The task force was being led by Jim O’Connell of the Columbus Fire Department, Sinewe said.
“They are conducting wide-area searches. They are searching a plat—or grid of properties—looking for victims.
“The task force also is mapping out damage of properties,” Sinewe added. “They also are there to provide support to people not knowing what to do, or who to talk to. This is devastating, and the people of Kentucky need help.”
Early efforts had focused on the collapse of the Mayfield Consumer Products building, which housed a candle factory where 110 workers were reportedly working when the tornado hit. While dozens were feared buried beneath the rubble, the company said eight people were killed, while the remaining 102 workers who were on duty are alive and have been accounted for.
Chris Heaton, from Vandalia, north of Dayton, Ohio, was enjoying Winterfest at the Kings Island Amusement Park with his wife Mandy and 4-year-old twins, Elias and Kennedy, on Dec. 12 when he was told the team had three hours to report to Dayton International Airport.
“We were an hour-plus from home, so everything was a blur for those few hours,” Mandy Heaton said. “Grabbed bags. Very quick ‘see ya laters,’ and off he went.
“I’m very humbled. Those few hours were a whirlwind for us tonight, but my God, the people he’s going to help will have years of a whirlwind, devastation, and loss. It makes my heart very heavy for them, and also very proud of my husband.”
Chris Heaton is part of a Type III Urban Search and Rescue (USAR) Team that includes a full equipment cache, 45 search specialists, and canine search teams.
The Indiana USAR Task Force was also conducting search and rescue operations.
In Bowling Green, Kentucky, the recently opened Ball Aluminum plant in Trans Park, an industrial area in the central part of the state, sustained heavy damage after its roof caved in.
Rainwater from the heavy storms came rushing in through the roof, said Tom Riffel, a manager who was inside when the tornado struck.
The Crown Cork and Seal plant, which also makes aluminum cans, the TMS Auto plant, and the General Motors Corvette plant also were damaged by the tornadoes, Riffel told The Epoch Times.

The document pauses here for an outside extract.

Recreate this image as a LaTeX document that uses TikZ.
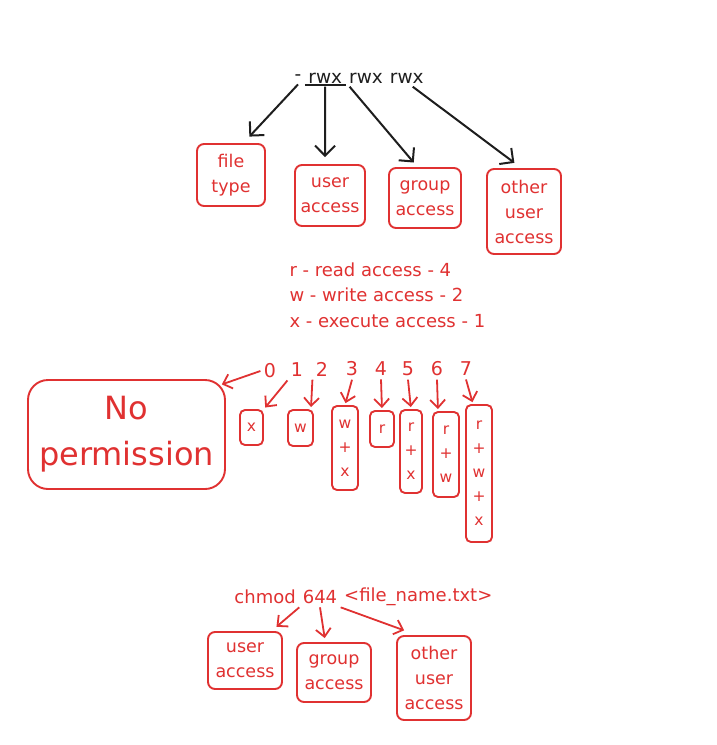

“There was a lot of damage to our structure and water was just pouring in,” Riffel said. “We’re lucky to still have a plant to go back to.”
Scott McCarty, a spokesperson for Colorado-based Ball Aluminum, told The Epoch Times on Dec. 13 that some compressors on the roof of the plant had been torn off.
“All of our employees and their families are safe, and we’re most thankful for that,” McCarty said.
“We’re assessing the damage to the plant right now. We probably had less damage than a lot of people, compared to damage at the plant and our tech park. The power to the plant was supposed to be turned back on today, and that will help.
“We’ve been working with our team out there, and they’ve done an outstanding job,” McCarty said. “The workers had a warning before the tornado hit, and they were able to shelter in place. Now, we’ll all work together on moving forward.”
Bowling Green is the home of the National Corvette Museum, a 115,000 square-foot facility close to the General Motors Corvette Plant.
While the museum wasn’t affected by the tornado, its outdoor Motorsports Park was heavily damaged and will be closed until further notice, Stephanie Morrill, director of sales and guest operations, told The Epoch Times.
Morrill also said that a lot of homes in Bowling Green were either destroyed or heavily damaged.
“This was devastating to our community, but we were blessed that it wasn’t worse.”